Author: Travis Zadeh (Haverford College)

Making (up) an Archive: What could Writing History Look Like in a Digital Age?

Recent developments in digital humanities pose anew the challenge of sources, concepts, and possibilities for doing history differently. Much of the current debates have been focused on the vices and virtues of the quantity of (in addition to the ease of access to) the archives that digitization has made available to historians; on whether methods of quantitative social research could now be meaningfully employed by historians (and scholars of the humanities more generally). Based on a digital archive project,Women’s Worlds in Qajar Iran, started in 2009, this paper will probe the possibilities for doing different kinds of cultural and social history of nineteenth-century Iran, enabled by accessibility of a multi-genre archive. What happens to/in history if we could persistently read textual documents, visual material, objects of everyday life, recorded memories, etc. in relation to and through each other’s meaning-making work?

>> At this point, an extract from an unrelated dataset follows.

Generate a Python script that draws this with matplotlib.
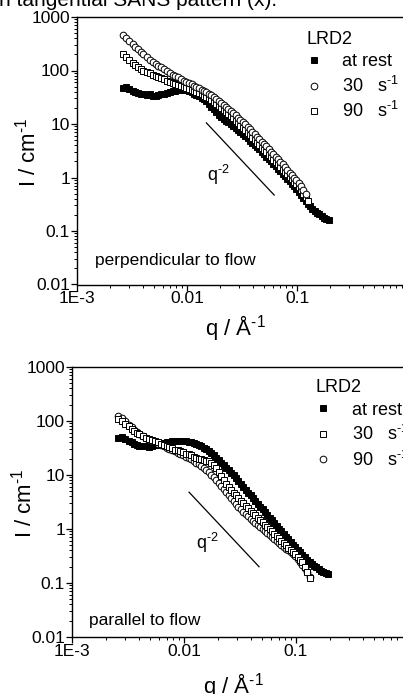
"""SANS intensity I(q) of LRD2 at rest and under shear,
perpendicular (top) and parallel (bottom) to flow."""

import matplotlib
matplotlib.use("Agg")
import matplotlib.pyplot as plt
from matplotlib.ticker import FixedLocator, FixedFormatter, LogLocator, NullFormatter

plt.rcParams['font.family'] = ['Liberation Sans', 'DejaVu Sans']
plt.rcParams['mathtext.fontset'] = 'custom'
plt.rcParams['mathtext.rm'] = 'Liberation Sans'
plt.rcParams['mathtext.it'] = 'Liberation Sans:italic'

# common q grid (1/A)
q = [0.0026, 0.0028, 0.0030, 0.0032, 0.0034, 0.0036, 0.0038, 0.0040,
     0.0043, 0.0046, 0.0049, 0.0052, 0.0055, 0.0058, 0.0062, 0.0066, 0.0070, 0.0074,
     0.0078, 0.0083, 0.0088, 0.0093, 0.0098, 0.0104, 0.0110, 0.0116, 0.0122, 0.0129,
     0.0136, 0.0143, 0.0150, 0.0158, 0.0166, 0.0175, 0.0184, 0.0194, 0.0204, 0.0215,
     0.0226, 0.0238, 0.0250, 0.0263, 0.0277, 0.0291, 0.0306, 0.0322, 0.0339, 0.0356,
     0.0374, 0.0393, 0.0413, 0.0434, 0.0456, 0.0479, 0.0503, 0.0528, 0.0554, 0.0582,
     0.0611, 0.0641, 0.0673, 0.0706, 0.0741, 0.0778, 0.0816, 0.0856, 0.0898, 0.0942,
     0.0988, 0.104, 0.109, 0.114, 0.120, 0.126, 0.132, 0.138, 0.145, 0.152,
     0.160, 0.168, 0.176, 0.185, 0.194]

# perpendicular to flow
perp_rest = [48, 50, 46, 42, 40, 38, 37, 36,
             35, 36, 34, 33, 35, 36, 37, 38, 40, 41,
             42, 43, 44, 44, 43, 41, 39, 37, 35, 33,
             31, 29, 27, 24, 21, 19, 17, 15, 13.5, 12.3,
             11.5, 10.7, 9.9, 9.1, 8.4, 7.8, 7.2, 6.6, 6.0, 5.4,
             4.9, 4.5, 4.1, 3.7, 3.35, 3.0, 2.7, 2.45, 2.2, 2.0,
             1.8, 1.62, 1.46, 1.32, 1.18, 1.06, 0.95, 0.85, 0.76, 0.68,
             0.61, 0.54, 0.47, 0.41, 0.36, 0.32, 0.29, 0.26, 0.24, 0.22,
             0.205, 0.19, 0.178, 0.168, 0.158]
perp_30 = [460, 400, 350, 310, 275, 250, 225, 205,
           180, 160, 145, 132, 122, 114, 105, 97, 90, 84,
           79, 74, 69, 65, 62, 58, 55, 52, 49, 47,
           44, 41, 39, 37, 35, 32, 29, 27, 25, 23,
           21, 19, 17.5, 16, 14.5, 13.2, 12, 10.8, 9.8, 8.8,
           8.0, 7.2, 6.5, 5.8, 5.2, 4.7, 4.2, 3.8, 3.4, 3.05,
           2.75, 2.45, 2.2, 1.95, 1.75, 1.55, 1.38, 1.24, 1.10, 0.98,
           0.88, 0.78, 0.68, 0.58, 0.50]
perp_90 = [205, 175, 155, 138, 125, 114, 106, 100,
           94, 88, 84, 80, 76, 72, 68, 65, 62, 59,
           57, 54, 52, 50, 48, 46, 44, 42, 40, 38,
           36, 34, 32, 30, 28, 26, 24, 22, 20, 18.5,
           17, 15.5, 14, 12.7, 11.5, 10.3, 9.3, 8.4, 7.6, 6.8,
           6.1, 5.5, 5.0, 4.5, 4.0, 3.6, 3.25, 2.95, 2.65, 2.4,
           2.15, 1.95, 1.75, 1.57, 1.41, 1.27, 1.14, 1.02, 0.92, 0.83,
           0.75, 0.67, 0.58, 0.50, 0.43, 0.37]

# parallel to flow
par_rest = [48, 50, 46, 43, 40, 37, 36, 35,
            34, 35, 33, 34, 36, 36, 37, 39, 40, 41,
            42, 42, 43, 43, 43, 42, 41, 40, 39, 37,
            36, 34, 32, 30, 28, 25.5, 23, 21, 19, 17,
            15.3, 13.7, 12.3, 11, 9.8, 8.7, 7.7, 6.8, 6.0, 5.3,
            4.7, 4.2, 3.7, 3.3, 2.9, 2.6, 2.3, 2.05, 1.82, 1.62,
            1.44, 1.28, 1.14, 1.02, 0.91, 0.81, 0.72, 0.64, 0.57, 0.51,
            0.46, 0.41, 0.37, 0.33, 0.30, 0.27, 0.245, 0.225, 0.21, 0.195,
            0.18, 0.17, 0.16, 0.152, 0.145]
par_30 = [108, 100, 88, 80, 72, 66, 61, 57,
          53, 49, 46, 44, 42, 40, 38, 36, 34, 32.5,
          31, 29.5, 28.5, 27.5, 26.5, 25, 24, 23, 22, 21,
          20, 19.5, 19, 18.5, 18, 17, 15.5, 13.5, 11.5, 9.5,
          8.0, 6.8, 6.0, 5.3, 4.7, 4.2, 3.7, 3.3, 3.0, 2.7,
          2.45, 2.2, 2.0, 1.8, 1.62, 1.46, 1.32, 1.2, 1.09, 0.99,
          0.90, 0.82, 0.74, 0.67, 0.61, 0.55, 0.50, 0.45, 0.41, 0.37,
          0.34, 0.30, 0.27, 0.24, 0.20, 0.16, 0.125]
par_90 = [124, 112, 98, 86, 76, 68, 62, 57,
          52, 48, 45, 42, 40, 38, 36, 34, 32, 30.5,
          29, 27.5, 26, 24.5, 23.5, 22, 21, 19.5, 18.5, 17,
          16, 14.5, 13.5, 12.5, 11.5, 10, 9, 8, 7, 6.2,
          5.5, 4.8, 4.2, 3.7, 3.3, 2.9, 2.6, 2.35, 2.1, 1.9,
          1.72, 1.56, 1.42, 1.29, 1.18, 1.08, 0.99, 0.90, 0.83, 0.76,
          0.70, 0.64, 0.59, 0.54, 0.50, 0.46, 0.43, 0.40, 0.37, 0.34,
          0.31, 0.28, 0.25, 0.22, 0.19, 0.16, 0.13]

# q^-2 guide lines (q, I at both ends)
perp_guide_q = [0.015, 0.062]
perp_guide_I = [10.5, 0.47]
par_guide_q = [0.0111, 0.0468]
par_guide_I = [4.8, 0.20]

y_ticks = [0.01, 0.1, 1, 10, 100, 1000]
y_labels = ['0.01', '0.1', '1', '10', '100', '1000']
x_ticks = [1e-3, 0.01, 0.1]
x_labels = ['1E-3', '0.01', '0.1']

sup = r'$^{\text{-1}}$'

fig = plt.figure(figsize=(4.03, 6.94), dpi=100)

ax1 = fig.add_axes([77 / 403, 1 - 284.5 / 694, 330 / 403, 267.5 / 694])
ax2 = fig.add_axes([72 / 403, 1 - 637 / 694, 336 / 403, 270 / 694])

ms = 4.8
mew = 0.7


def style_axis(ax):
    ax.set_xscale('log')
    ax.set_yscale('log')
    ax.set_xlim(1e-3, 1)
    ax.set_ylim(0.01, 1000)
    ax.yaxis.set_major_locator(FixedLocator(y_ticks))
    ax.yaxis.set_major_formatter(FixedFormatter(y_labels))
    ax.xaxis.set_major_locator(FixedLocator(x_ticks))
    ax.xaxis.set_major_formatter(FixedFormatter(x_labels))
    ax.yaxis.set_minor_locator(LogLocator(base=10, subs=range(2, 10)))
    ax.xaxis.set_minor_locator(LogLocator(base=10, subs=range(2, 10)))
    ax.yaxis.set_minor_formatter(NullFormatter())
    ax.xaxis.set_minor_formatter(NullFormatter())
    ax.tick_params(which='major', direction='out', length=4, width=0.9,
                   labelsize=12.5, pad=1)
    ax.tick_params(which='minor', direction='out', length=2, width=0.7)
    for s in ax.spines.values():
        s.set_linewidth(1.0)


def series(ax, vals, marker, filled, label):
    qq = q[:len(vals)]
    fc = 'black' if filled else 'white'
    h, = ax.plot(qq, vals, ls='none', marker=marker, ms=ms, mfc=fc,
                 mec='black', mew=mew, label=label)
    return h


# top panel: perpendicular to flow
style_axis(ax1)
h1 = series(ax1, perp_rest, 's', True, 'at rest')
h3 = series(ax1, perp_90, 's', False, '90   s' + sup)
h2 = series(ax1, perp_30, 'o', False, '30   s' + sup)
ax1.plot(perp_guide_q, perp_guide_I, color='black', lw=0.9)
ax1.text(0.0192, 1.1, 'q' + r'$^{\text{-2}}$', fontsize=13,
         ha='center', va='center')
ax1.text(0.00146, 0.0275, 'perpendicular to flow', fontsize=12.5,
         va='center', ha='left')
ax1.legend(handles=[h1, h2, h3], title='LRD2', alignment='left',
           loc='upper left', bbox_to_anchor=(0.695, 0.948), frameon=False,
           fontsize=13, title_fontsize=13, handlelength=0.8,
           handletextpad=1.2, labelspacing=0.3, borderpad=0,
           borderaxespad=0)

# bottom panel: parallel to flow
style_axis(ax2)
g1 = series(ax2, par_rest, 's', True, 'at rest')
g3 = series(ax2, par_90, 'o', False, '90   s' + sup)
g2 = series(ax2, par_30, 's', False, '30   s' + sup)
ax2.plot(par_guide_q, par_guide_I, color='black', lw=0.9)
ax2.text(0.0162, 0.55, 'q' + r'$^{\text{-2}}$', fontsize=13,
         ha='center', va='center')
ax2.text(0.00142, 0.02, 'parallel to flow', fontsize=12.5,
         va='center', ha='left')
ax2.legend(handles=[g1, g2, g3], title='LRD2', alignment='left',
           loc='upper left', bbox_to_anchor=(0.725, 0.955), frameon=False,
           fontsize=13, title_fontsize=13, handlelength=0.8,
           handletextpad=1.2, labelspacing=0.3, borderpad=0,
           borderaxespad=0)

# axis titles
fig.text(28 / 403, 1 - 152 / 694, 'I / cm' + sup, rotation=90,
         fontsize=16, ha='center', va='center')
fig.text(24 / 403, 1 - 503 / 694, 'I / cm' + sup, rotation=90,
         fontsize=16, ha='center', va='center')
fig.text(235 / 403, 1 - 328 / 694, 'q / Å' + sup, fontsize=16,
         ha='center', va='center')
fig.text(233 / 403, 1 - 686 / 694, 'q / Å' + sup, fontsize=16,
         ha='center', va='center')

# clipped caption line from the page above
fig.text(-0.003, 1 - 6 / 694, 'n tangential SANS pattern (x).', fontsize=15,
         ha='left', va='baseline')

fig.savefig('out.png', dpi=100)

Author: Afsaneh Najmabadi (Harvard University)

Analytical Database of Arabic Poetry

The Analytical Database of Arabic Poetry will represent an important contribution to the emerging field of digital studies in Arabic philology. The database will include comprehensive data on the vocabulary of early Arabic poetry (6th-8th centuries A.D.) in the form of an electronic dictionary. With the help of the analytical tools of the database, each lexeme of the entire lexical corpus will be assessed in relation to the literary framework of its attestation including information on the genre of the relevant poetic text and on the tribal, chronological and geographical background of its author. Moreover, the database will record in detail the data of textual transmission of the works of early Arabic poetry in the context of Arab-Muslim scholarship of the 8th to 10th centuries. This comprehensive collection of data and its analytical classification will for the first time allow systematic investigation into the process of semantic change in the Arabic language and the development of a philological approach to the language.

A ground-breaking feature of the database results from the possibility of including cross-references to parallel linguistic material provided by inscriptions, papyri and the Qur’ān, which have never been studied in relation to each other. Thus, the Analytical Database of Arabic Poetry promises to become the cornerstone of the common digital platform of the Arabic language, which will bring together several current European projects in the field of digital Arabic philology, including the two ERC funded projects “Glossarium graeco-arabicum” (ERC Ideas Advanced Grant 249431, Cristina D’Ancona, Università di Pisa, Italy, Gerhard Endress, Universität Bochum, Germany) and “Digital Archive for the Study of pre-Islamic Arabian Inscriptions (DASI)” (ERC-AG-SH5 ERC Advanced Grant 269774-DASI, Alessandra Avanzini, Università di Pisa, Italy) as well as other initiatives, such as the “Safaitic Database Project” (Michael C. A. Macdonald, Oxford University, UK), the “South Arabian Lexicographical Database of the University of Jena” (Peter Stein, Jena, Germany), the “Arabic Papyrology Database” (Andreas Kaplony, LMU München, Germany, Johannes Thomann, Universität Zürich, CH), the “Corpus Coranicum” project (Michael Marx, BBAW, Berlin, Germany) and “Arabic and Latin Glossary” (Dag Nikolaus Hasse, Universität Würzburg, Germany).